2. Sure signs of click-fraud
What got me looking at Yahoo this morning was Google Analytics showing ‘conversions’ that were hitting my thank-you ‘goal’ page first, the one that is supposed to show after a quote request is submitted. That page should not be an entrance page!
So I traced conversions on a Sunday when Yahoo’s and Google’s reports showed multiple conversions, yet I had only one email-submitted lead. After dropping the one AdWords-generated visitor (matched to the legitimate lead), I could focus on the activity of the other ‘conversions’. Two hit the goal page, then another random page and left … total time on-site? Five seconds!
At least that activity is traceable. The top three most expensive converting sites, yampot, thinktarget, and ecocho don’t even show up in Analytics as having any traffic on my site. Did Analytics miss 133 visitors and 24 conversions? Or did a click-bot do all the dirty work? Hmmm. One thing for sure, Yahoo got paid for those visitors. Damn!
Taking it in the shorts
My research showed that activity from Yahoo.com jumped up last November, and I suspect these partner sites might have gained prevalence around the same time. Here is my Analytics filtering just Yahoo cpc conversions (not including other possible spammy partner sources):

Conversions from Yahoo cpc
Unfortunately, ignoring what used to be ignorable has cost me a decent amount of my search budget. At first it looked productive, but now I see all the numbers and activity simply don’t add up. The Ad Delivery Report was there for me to use, if I had known it existed, and if I had an idea this was a problem.

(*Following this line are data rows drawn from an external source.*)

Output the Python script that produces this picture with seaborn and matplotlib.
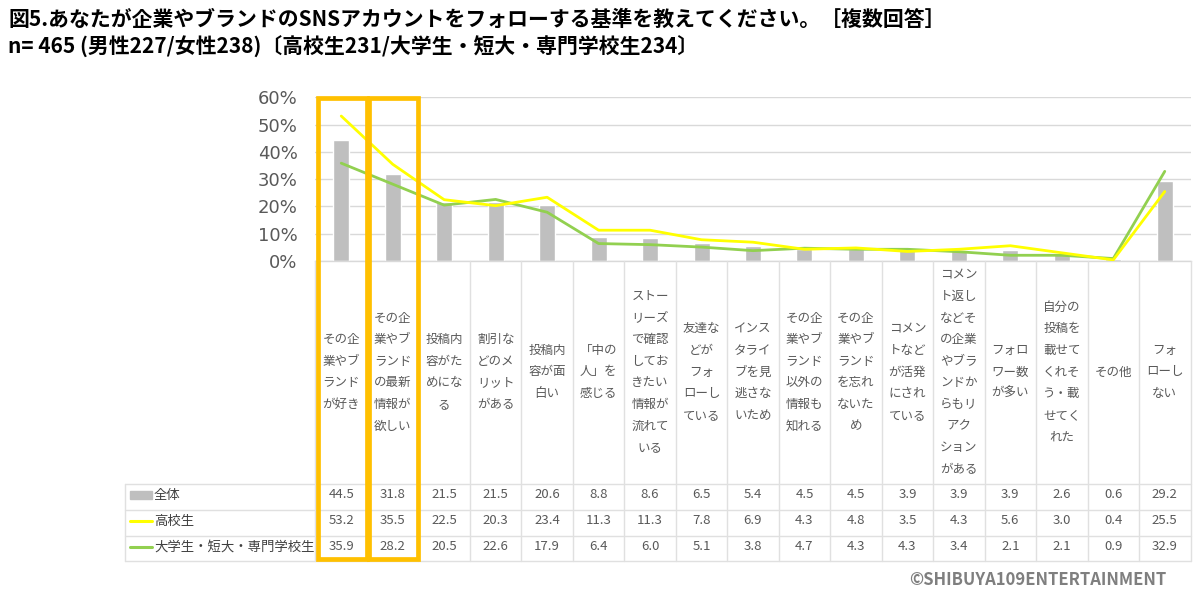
import numpy as np
import pandas as pd
import matplotlib
matplotlib.use("Agg")
import matplotlib.pyplot as plt
import seaborn as sns
from matplotlib.patches import Rectangle
from matplotlib.transforms import blended_transform_factory

# ---------------- data ----------------
categories = [
    "その企\n業やブ\nランド\nが好き",
    "その企\n業やブ\nランド\nの最新\n情報が\n欲しい",
    "投稿内\n容がた\nめにな\nる",
    "割引な\nどのメ\nリット\nがある",
    "投稿内\n容が面\n白い",
    "「中の\n人」を\n感じる",
    "ストー\nリーズ\nで確認\nしてお\nきたい\n情報が\n流れて\nいる",
    "友達な\nどが\nフォ\nローし\nている",
    "インス\nタライ\nブを見\n逃さな\nいため",
    "その企\n業やブ\nランド\n以外の\n情報も\n知れる",
    "その企\n業やブ\nランド\nを忘れ\nないた\nめ",
    "コメン\nトなど\nが活発\nにされ\nている",
    "コメン\nト返し\nなどそ\nの企業\nやブラ\nンドか\nらもリ\nアク\nション\nがある",
    "フォロ\nワー数\nが多い",
    "自分の\n投稿を\n載せて\nくれそ\nう・載\nせてく\nれた",
    "その他",
    "フォ\nローし\nない",
]
overall = [44.5, 31.8, 21.5, 21.5, 20.6, 8.8, 8.6, 6.5, 5.4, 4.5, 4.5, 3.9, 3.9, 3.9, 2.6, 0.6, 29.2]
highschool = [53.2, 35.5, 22.5, 20.3, 23.4, 11.3, 11.3, 7.8, 6.9, 4.3, 4.8, 3.5, 4.3, 5.6, 3.0, 0.4, 25.5]
college = [35.9, 28.2, 20.5, 22.6, 17.9, 6.4, 6.0, 5.1, 3.8, 4.7, 4.3, 4.3, 3.4, 2.1, 2.1, 0.9, 32.9]
series_names = ["全体", "高校生", "大学生・短大・専門学校生"]
yticks = [0, 0.1, 0.2, 0.3, 0.4, 0.5, 0.6]
highlight = [0, 1]

title1 = "図5.あなたが企業やブランドのSNSアカウントをフォローする基準を教えてください。［複数回答］"
title2 = "n= 465 (男性227/女性238)〔高校生231/大学生・短大・専門学校生234〕"
credit = "©SHIBUYA109ENTERTAINMENT"

# ---------------- style ----------------
sns.set_theme(style="white")
plt.rcParams["font.family"] = ["Noto Sans CJK JP", "DejaVu Sans"]

GRAY_BAR = "#bfbfbf"
YELLOW = "#ffff00"
GREEN = "#92d050"
BOX = "#ffc000"
GRID = "#d9d9d9"
TXT = "#595959"

W, H = 1195, 596
fig = plt.figure(figsize=(W / 100, H / 100), dpi=100)

def fx(px):
    return px / W

def fy(py):
    return 1 - py / H

ax_left, ax_right = 315.5, 1190.5
ax = fig.add_axes([fx(ax_left), fy(261), fx(ax_right - ax_left), (261 - 97.5) / H])
tab = fig.add_axes([fx(ax_left), fy(561), fx(ax_right - ax_left), (561 - 261) / H])

n = len(categories)
idx = np.arange(n)
df = pd.DataFrame({
    "pos": idx,
    "cat": [str(i) for i in idx],
    "overall": np.array(overall) / 100,
    "high": np.array(highschool) / 100,
    "college": np.array(college) / 100,
})

sns.barplot(data=df, x="cat", y="overall", color=GRAY_BAR, width=0.31,
            saturation=1, ax=ax, zorder=2)
sns.lineplot(data=df, x="pos", y="college", color=GREEN, linewidth=2.0, ax=ax, zorder=3)
sns.lineplot(data=df, x="pos", y="high", color=YELLOW, linewidth=2.0, ax=ax, zorder=4)

ax.set_xlim(-0.5, n - 0.5)
ax.set_ylim(0, 0.6)
ax.set_yticks(yticks)
ax.set_yticklabels([f"{int(round(t*100))}%" for t in yticks], color=TXT, fontsize=13,
                   family=["DejaVu Sans"])
ax.tick_params(axis="y", length=0, pad=13)
ax.set_xticks([])
ax.set_xlabel("")
ax.set_ylabel("")
for s in ["top", "right", "left"]:
    ax.spines[s].set_visible(False)
ax.spines["bottom"].set_color(GRID)
ax.spines["bottom"].set_linewidth(1)
ax.yaxis.grid(True, color=GRID, linewidth=1, zorder=0)
ax.set_axisbelow(True)

# ---------------- data table ----------------
tab.set_xlim(-0.5, n - 0.5)
tab.set_ylim(561, 261)
tab.axis("off")
row_y = [495, 521, 547]
hlines = [483.5, 509.5, 535.5, 560.5]
colw = (ax_right - ax_left) / n
leg_left = (125 - ax_left) / colw - 0.5
for y in hlines:
    tab.plot([leg_left, n - 0.5], [y, y], color="#e0e0e0", lw=1, clip_on=False)
for b in np.arange(-0.5, n, 1.0):
    tab.plot([b, b], [261, 560.5], color="#e0e0e0", lw=1, clip_on=False)
tab.plot([leg_left, leg_left], [483.5, 560.5], color="#e0e0e0", lw=1, clip_on=False)

for i, lab in enumerate(categories):
    tab.text(i, 372, lab, ha="center", va="center", fontsize=9, color=TXT,
             linespacing=1.86)
for r, vals in enumerate([overall, highschool, college]):
    for i, v in enumerate(vals):
        tab.text(i, row_y[r], f"{v:.1f}", ha="center", va="center", fontsize=9.5,
                 color=TXT)

# legend keys in the table
kx0, kx1 = leg_left + (130 - 125) / colw, leg_left + (152 - 125) / colw
tab.add_patch(Rectangle((kx0, row_y[0] - 4), kx1 - kx0, 8, color=GRAY_BAR, clip_on=False))
tab.plot([kx0, kx1], [row_y[1], row_y[1]], color=YELLOW, lw=2.2, clip_on=False)
tab.plot([kx0, kx1], [row_y[2], row_y[2]], color=GREEN, lw=2.2, clip_on=False)
for r, name in enumerate(series_names):
    tab.text(leg_left + (154 - 125) / colw, row_y[r], name, ha="left", va="center",
             fontsize=9.6, color="#404040")

# highlight boxes
trans = blended_transform_factory(ax.transData, fig.transFigure)
for i in highlight:
    rect = Rectangle((i - 0.46, fy(558.5)), 0.96, fy(98.5) - fy(558.5), transform=trans,
                     fill=False, edgecolor=BOX, linewidth=3.4, zorder=10)
    fig.add_artist(rect)

# titles
fig.text(fx(8), fy(19), title1, ha="left", va="center", fontsize=15,
         fontweight="bold", color="black")
fig.text(fx(8), fy(46), title2, ha="left", va="center", fontsize=15,
         fontweight="bold", color="black")
fig.text(fx(1166), fy(580), credit, ha="right", va="center", fontsize=12,
         fontweight="bold", color="#7f7f7f")

fig.savefig("out.png", dpi=100)
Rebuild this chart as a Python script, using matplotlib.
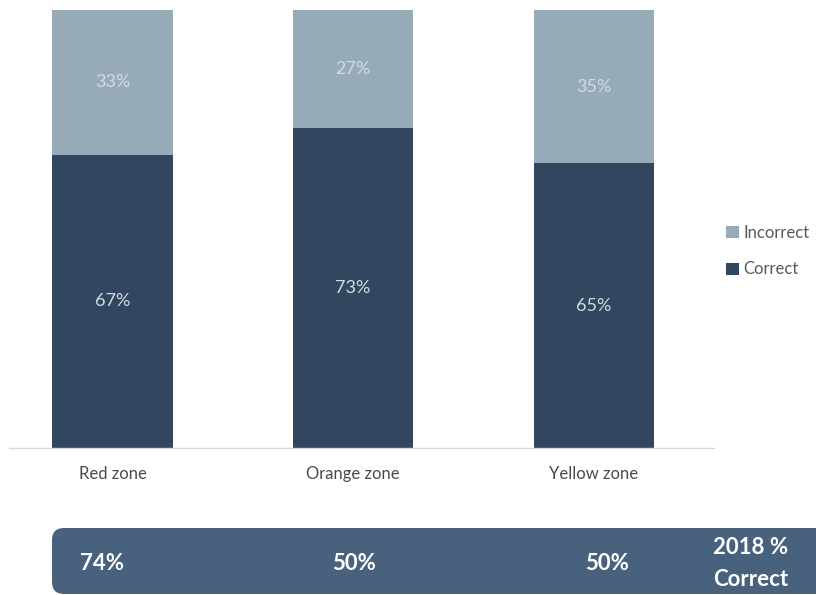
import matplotlib.pyplot as plt
import matplotlib.patches as patches
from matplotlib import rcParams

rcParams['font.family'] = ['Lato', 'DejaVu Sans']

DARK = '#33465f'
LIGHT = '#96aab8'
BANNER = '#48627d'
LABEL_IN = '#d3dae2'
TEXT = '#4a4a4a'

zones = ['Red zone', 'Orange zone', 'Yellow zone']
correct = [67, 73, 65]
incorrect = [33, 27, 35]
correct_2018 = ['74%', '50%', '50%']

DPI = 100
fig = plt.figure(figsize=(8.16, 5.95), dpi=DPI, facecolor='white')

ax = fig.add_axes([9 / 816, 147 / 595, 705 / 816, 438 / 595])
x = range(len(zones))
b1 = ax.bar(x, correct, width=0.5, color=DARK, label='Correct')
b2 = ax.bar(x, incorrect, width=0.5, bottom=correct, color=LIGHT, label='Incorrect')

for i in x:
    ax.text(i, correct[i] / 2, f'{correct[i]}%', color=LABEL_IN, fontsize=13,
            ha='center', va='center')
    ax.text(i, correct[i] + incorrect[i] / 2, f'{incorrect[i]}%', color=LABEL_IN,
            fontsize=13, ha='center', va='center')

ax.set_xlim(-0.43, 2.5)
ax.set_ylim(0, 100)
ax.set_xticks(list(x))
ax.set_xticklabels(zones, fontsize=12, color=TEXT)
ax.tick_params(axis='x', length=0, pad=13)
ax.set_yticks([])
for s in ['top', 'left', 'right']:
    ax.spines[s].set_visible(False)
ax.spines['bottom'].set_color('#d9d9d9')
ax.spines['bottom'].set_linewidth(1)

fig.legend(handles=[b2, b1], loc='center left', bbox_to_anchor=(726 / 816, 1 - 251 / 595),
           frameon=False, fontsize=12, labelcolor='#595959', handlelength=0.75,
           handleheight=0.75, handletextpad=0.3, labelspacing=1.25, borderpad=0,
           borderaxespad=0)

# banner with the 2018 figures, in pixel coordinates
ov = fig.add_axes([0, 0, 1, 1], facecolor='none')
ov.set_xlim(0, 816)
ov.set_ylim(595, 0)
ov.axis('off')
ov.add_patch(patches.FancyBboxPatch((52, 528), 800, 66, boxstyle='round,pad=0,rounding_size=12',
                                    facecolor=BANNER, edgecolor='none'))
for xp, val in zip([80, 332, 585], correct_2018):
    ov.text(xp, 564, val, color='white', fontsize=16, fontweight='bold', ha='left', va='center')
ov.text(751, 548, '2018 %', color='white', fontsize=16, fontweight='bold', ha='center', va='center')
ov.text(751, 579, 'Correct', color='white', fontsize=16, fontweight='bold', ha='center', va='center')

plt.savefig('out.png', dpi=DPI, facecolor='white')
plt.close()
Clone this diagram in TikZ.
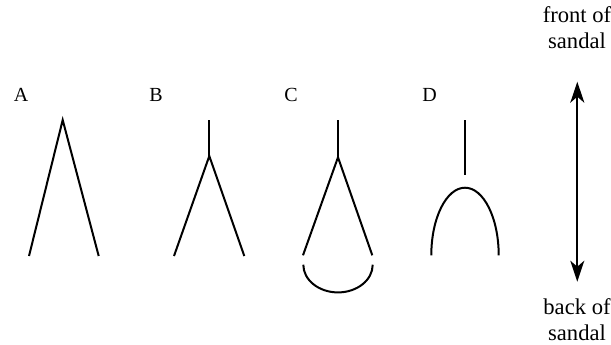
\documentclass[tikz,border=0pt]{standalone}
\usepackage{fontspec}
\setmainfont{Liberation Serif}
\usetikzlibrary{arrows.meta,positioning}

\begin{document}
\begin{tikzpicture}[
    x=0.5pt, y=-0.5pt,
    strap/.style={line width=1pt},
    letter/.style={font=\fontsize{10}{12}\selectfont, anchor=base, inner sep=0pt},
    sidetext/.style={font=\fontsize{11.3}{13.1}\selectfont, align=center, anchor=base, inner sep=0pt},
    direction/.style={{Stealth[length=10.5pt, width=7pt, inset=3pt]}-{Stealth[length=10.5pt, width=7pt, inset=3pt]}, line width=1pt}
]
    \useasboundingbox (0,0) rectangle (611,344);

    % labels
    \node[letter] (labA) at (21,101.7) {A};
    \node[letter] (labB) at (156,101.7) {B};
    \node[letter] (labC) at (291,101.7) {C};
    \node[letter] (labD) at (429.5,101.7) {D};

    % A
    \draw[strap] (29,256) -- (62.7,120) -- (98.7,256);

    % B
    \draw[strap] (209.3,120) -- (209.3,156);
    \draw[strap] (174,256) -- (209.3,156) -- (244.3,256);

    % C
    \draw[strap] (338,120) -- (338,157.3);
    \draw[strap] (303,255.3) -- (338,157.3) -- (372.3,255.3);
    \draw[strap] (303.3,264.7) arc[start angle=180, end angle=0, x radius=34.7, y radius=27.7];

    % D
    \draw[strap] (465,120) -- (465,174.7);
    \draw[strap] (431.3,255.3) arc[start angle=180, end angle=360, x radius=33.7, y radius=67.6];

    % direction of the sandal
    \node[sidetext] (front) at (577,48.5) {front of\\sandal};
    \node[sidetext] (back) at (577,340.5) {back of\\sandal};
    \coordinate (fronttip) at (577.3,81.7);
    \coordinate (backtip) at (577.3,281.7);
    \draw[direction] (backtip) -- (fronttip);
\end{tikzpicture}
\end{document}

I wouldn’t be posting this if I didn’t think that what Yahoo was doing to me and other marketers was deceitful and wrong. Loading up their search network with spammy sites (and with obvious click-fraud) is unconscionable. The Yahoo brand is morally bankrupt in my eyes now.
Sue them?
Well, Yahoo settled a class-action lawsuit for just such practices last fall. Did adding the new report and documentation required relieve them of liability for still using “spyware, domain name parking sites (bulk registration sites), pop-ups, pop-unders and typosquatting sites”? (The lawyers got $4M, the advertisers basically nothing, which is a whole ‘nother conversation about criminality.)
So the best I can do is drag the Yahoo name in the mud on my tiny little corner of the interwebs, which I set up long ago to write about just such experiences. Yahoo PPC may be old-school for discussion on blogs, but in this case, I think everyone needs to take a fresh look at what they are doing!